◆ Supplied data:
========================================

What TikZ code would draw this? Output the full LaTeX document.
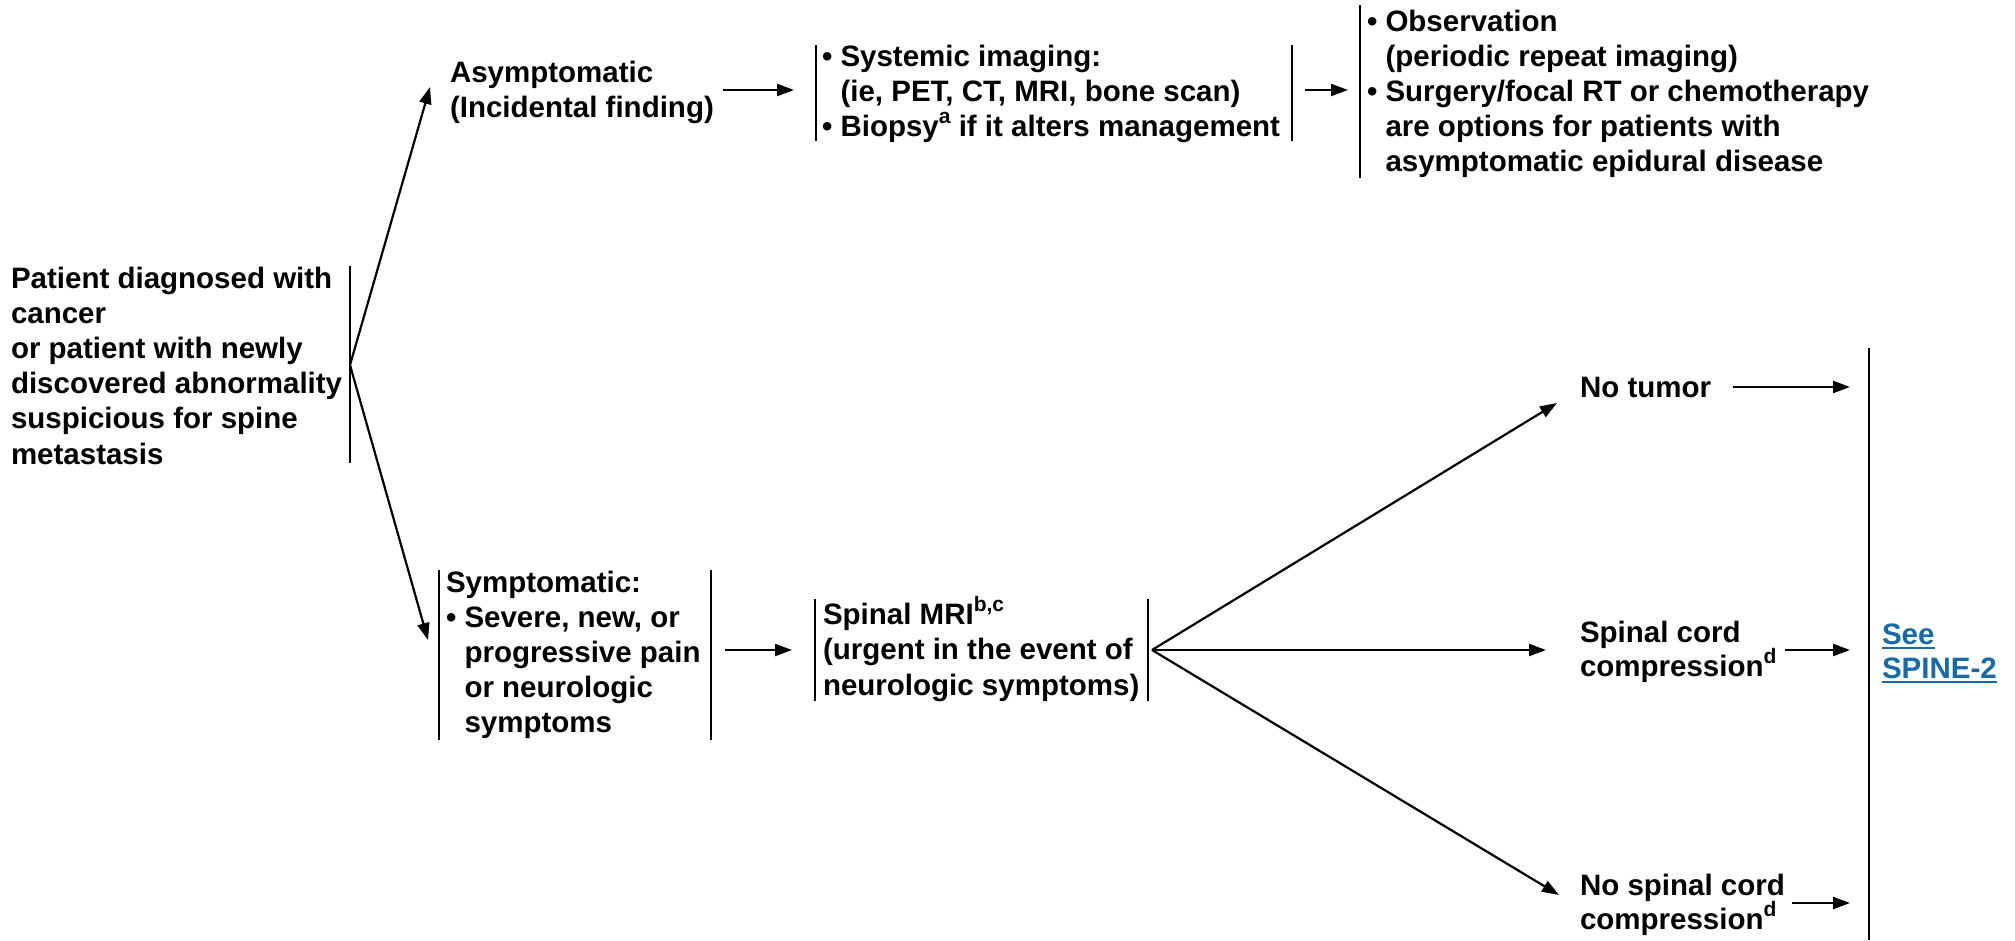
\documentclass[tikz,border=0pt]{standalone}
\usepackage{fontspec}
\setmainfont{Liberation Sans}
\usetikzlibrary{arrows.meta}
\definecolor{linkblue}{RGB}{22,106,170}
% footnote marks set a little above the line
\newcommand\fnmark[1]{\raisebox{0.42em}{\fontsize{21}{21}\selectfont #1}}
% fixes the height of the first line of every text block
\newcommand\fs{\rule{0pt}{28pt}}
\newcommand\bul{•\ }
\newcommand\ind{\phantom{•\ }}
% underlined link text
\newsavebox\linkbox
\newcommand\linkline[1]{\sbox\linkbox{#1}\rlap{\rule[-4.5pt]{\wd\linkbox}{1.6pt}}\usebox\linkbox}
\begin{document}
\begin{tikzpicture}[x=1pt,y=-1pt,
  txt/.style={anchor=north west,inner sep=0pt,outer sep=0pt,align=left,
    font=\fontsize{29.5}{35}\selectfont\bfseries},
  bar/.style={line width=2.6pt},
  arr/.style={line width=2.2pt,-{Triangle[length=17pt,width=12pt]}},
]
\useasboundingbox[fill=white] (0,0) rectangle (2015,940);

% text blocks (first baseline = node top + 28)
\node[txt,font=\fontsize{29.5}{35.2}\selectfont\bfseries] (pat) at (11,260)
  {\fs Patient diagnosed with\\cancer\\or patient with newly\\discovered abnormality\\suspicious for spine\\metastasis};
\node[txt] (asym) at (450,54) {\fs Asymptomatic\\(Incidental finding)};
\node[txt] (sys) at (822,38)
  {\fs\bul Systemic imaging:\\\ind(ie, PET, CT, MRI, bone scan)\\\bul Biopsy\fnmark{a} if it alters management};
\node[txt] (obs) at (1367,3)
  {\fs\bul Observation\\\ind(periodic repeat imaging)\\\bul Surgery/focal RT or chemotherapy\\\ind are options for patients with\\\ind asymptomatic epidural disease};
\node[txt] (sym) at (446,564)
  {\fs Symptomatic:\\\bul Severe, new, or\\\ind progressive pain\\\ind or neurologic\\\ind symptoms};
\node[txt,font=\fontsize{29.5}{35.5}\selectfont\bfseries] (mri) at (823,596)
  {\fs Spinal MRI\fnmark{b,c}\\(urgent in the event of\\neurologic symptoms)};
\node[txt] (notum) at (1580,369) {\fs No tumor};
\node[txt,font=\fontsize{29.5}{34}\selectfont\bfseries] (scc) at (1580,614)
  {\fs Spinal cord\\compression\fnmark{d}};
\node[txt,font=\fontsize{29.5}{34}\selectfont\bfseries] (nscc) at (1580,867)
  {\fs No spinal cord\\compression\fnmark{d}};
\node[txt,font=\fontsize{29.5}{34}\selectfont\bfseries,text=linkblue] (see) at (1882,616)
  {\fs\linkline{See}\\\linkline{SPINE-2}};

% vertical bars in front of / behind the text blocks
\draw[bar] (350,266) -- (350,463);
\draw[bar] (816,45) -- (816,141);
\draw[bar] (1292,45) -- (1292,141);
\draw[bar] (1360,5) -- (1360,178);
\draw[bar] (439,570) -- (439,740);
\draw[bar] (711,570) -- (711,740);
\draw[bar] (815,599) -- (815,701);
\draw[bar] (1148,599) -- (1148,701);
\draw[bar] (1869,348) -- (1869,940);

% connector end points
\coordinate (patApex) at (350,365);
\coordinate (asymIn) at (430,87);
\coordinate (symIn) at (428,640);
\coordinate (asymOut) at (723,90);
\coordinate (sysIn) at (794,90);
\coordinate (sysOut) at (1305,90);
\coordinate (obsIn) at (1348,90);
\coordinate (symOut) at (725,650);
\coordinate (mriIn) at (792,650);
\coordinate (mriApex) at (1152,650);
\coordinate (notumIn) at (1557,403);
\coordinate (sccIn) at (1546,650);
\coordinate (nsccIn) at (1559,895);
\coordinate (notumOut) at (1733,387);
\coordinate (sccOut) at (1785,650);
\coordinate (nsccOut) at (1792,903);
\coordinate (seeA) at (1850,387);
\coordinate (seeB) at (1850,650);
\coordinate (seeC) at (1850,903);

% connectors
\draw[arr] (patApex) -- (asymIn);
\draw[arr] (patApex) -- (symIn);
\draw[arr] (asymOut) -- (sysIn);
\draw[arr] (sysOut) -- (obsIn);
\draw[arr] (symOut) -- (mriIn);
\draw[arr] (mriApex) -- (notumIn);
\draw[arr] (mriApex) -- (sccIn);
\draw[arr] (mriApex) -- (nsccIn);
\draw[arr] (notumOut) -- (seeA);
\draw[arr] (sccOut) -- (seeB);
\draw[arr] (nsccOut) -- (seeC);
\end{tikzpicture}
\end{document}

========================================

◆ Given request:
Give every line above again exactly, with no pictures.

◆ Response below:
What TikZ code would draw this? Output the full LaTeX document.
\documentclass[tikz,border=0pt]{standalone}
\usepackage{fontspec}
\setmainfont{Liberation Sans}
\usetikzlibrary{arrows.meta}
\definecolor{linkblue}{RGB}{22,106,170}
% footnote marks set a little above the line
\newcommand\fnmark[1]{\raisebox{0.42em}{\fontsize{21}{21}\selectfont #1}}
% fixes the height of the first line of every text block
\newcommand\fs{\rule{0pt}{28pt}}
\newcommand\bul{•\ }
\newcommand\ind{\phantom{•\ }}
% underlined link text
\newsavebox\linkbox
\newcommand\linkline[1]{\sbox\linkbox{#1}\rlap{\rule[-4.5pt]{\wd\linkbox}{1.6pt}}\usebox\linkbox}
\begin{document}
\begin{tikzpicture}[x=1pt,y=-1pt,
  txt/.style={anchor=north west,inner sep=0pt,outer sep=0pt,align=left,
    font=\fontsize{29.5}{35}\selectfont\bfseries},
  bar/.style={line width=2.6pt},
  arr/.style={line width=2.2pt,-{Triangle[length=17pt,width=12pt]}},
]
\useasboundingbox[fill=white] (0,0) rectangle (2015,940);

% text blocks (first baseline = node top + 28)
\node[txt,font=\fontsize{29.5}{35.2}\selectfont\bfseries] (pat) at (11,260)
  {\fs Patient diagnosed with\\cancer\\or patient with newly\\discovered abnormality\\suspicious for spine\\metastasis};
\node[txt] (asym) at (450,54) {\fs Asymptomatic\\(Incidental finding)};
\node[txt] (sys) at (822,38)
  {\fs\bul Systemic imaging:\\\ind(ie, PET, CT, MRI, bone scan)\\\bul Biopsy\fnmark{a} if it alters management};
\node[txt] (obs) at (1367,3)
  {\fs\bul Observation\\\ind(periodic repeat imaging)\\\bul Surgery/focal RT or chemotherapy\\\ind are options for patients with\\\ind asymptomatic epidural disease};
\node[txt] (sym) at (446,564)
  {\fs Symptomatic:\\\bul Severe, new, or\\\ind progressive pain\\\ind or neurologic\\\ind symptoms};
\node[txt,font=\fontsize{29.5}{35.5}\selectfont\bfseries] (mri) at (823,596)
  {\fs Spinal MRI\fnmark{b,c}\\(urgent in the event of\\neurologic symptoms)};
\node[txt] (notum) at (1580,369) {\fs No tumor};
\node[txt,font=\fontsize{29.5}{34}\selectfont\bfseries] (scc) at (1580,614)
  {\fs Spinal cord\\compression\fnmark{d}};
\node[txt,font=\fontsize{29.5}{34}\selectfont\bfseries] (nscc) at (1580,867)
  {\fs No spinal cord\\compression\fnmark{d}};
\node[txt,font=\fontsize{29.5}{34}\selectfont\bfseries,text=linkblue] (see) at (1882,616)
  {\fs\linkline{See}\\\linkline{SPINE-2}};

% vertical bars in front of / behind the text blocks
\draw[bar] (350,266) -- (350,463);
\draw[bar] (816,45) -- (816,141);
\draw[bar] (1292,45) -- (1292,141);
\draw[bar] (1360,5) -- (1360,178);
\draw[bar] (439,570) -- (439,740);
\draw[bar] (711,570) -- (711,740);
\draw[bar] (815,599) -- (815,701);
\draw[bar] (1148,599) -- (1148,701);
\draw[bar] (1869,348) -- (1869,940);

% connector end points
\coordinate (patApex) at (350,365);
\coordinate (asymIn) at (430,87);
\coordinate (symIn) at (428,640);
\coordinate (asymOut) at (723,90);
\coordinate (sysIn) at (794,90);
\coordinate (sysOut) at (1305,90);
\coordinate (obsIn) at (1348,90);
\coordinate (symOut) at (725,650);
\coordinate (mriIn) at (792,650);
\coordinate (mriApex) at (1152,650);
\coordinate (notumIn) at (1557,403);
\coordinate (sccIn) at (1546,650);
\coordinate (nsccIn) at (1559,895);
\coordinate (notumOut) at (1733,387);
\coordinate (sccOut) at (1785,650);
\coordinate (nsccOut) at (1792,903);
\coordinate (seeA) at (1850,387);
\coordinate (seeB) at (1850,650);
\coordinate (seeC) at (1850,903);

% connectors
\draw[arr] (patApex) -- (asymIn);
\draw[arr] (patApex) -- (symIn);
\draw[arr] (asymOut) -- (sysIn);
\draw[arr] (sysOut) -- (obsIn);
\draw[arr] (symOut) -- (mriIn);
\draw[arr] (mriApex) -- (notumIn);
\draw[arr] (mriApex) -- (sccIn);
\draw[arr] (mriApex) -- (nsccIn);
\draw[arr] (notumOut) -- (seeA);
\draw[arr] (sccOut) -- (seeB);
\draw[arr] (nsccOut) -- (seeC);
\end{tikzpicture}
\end{document}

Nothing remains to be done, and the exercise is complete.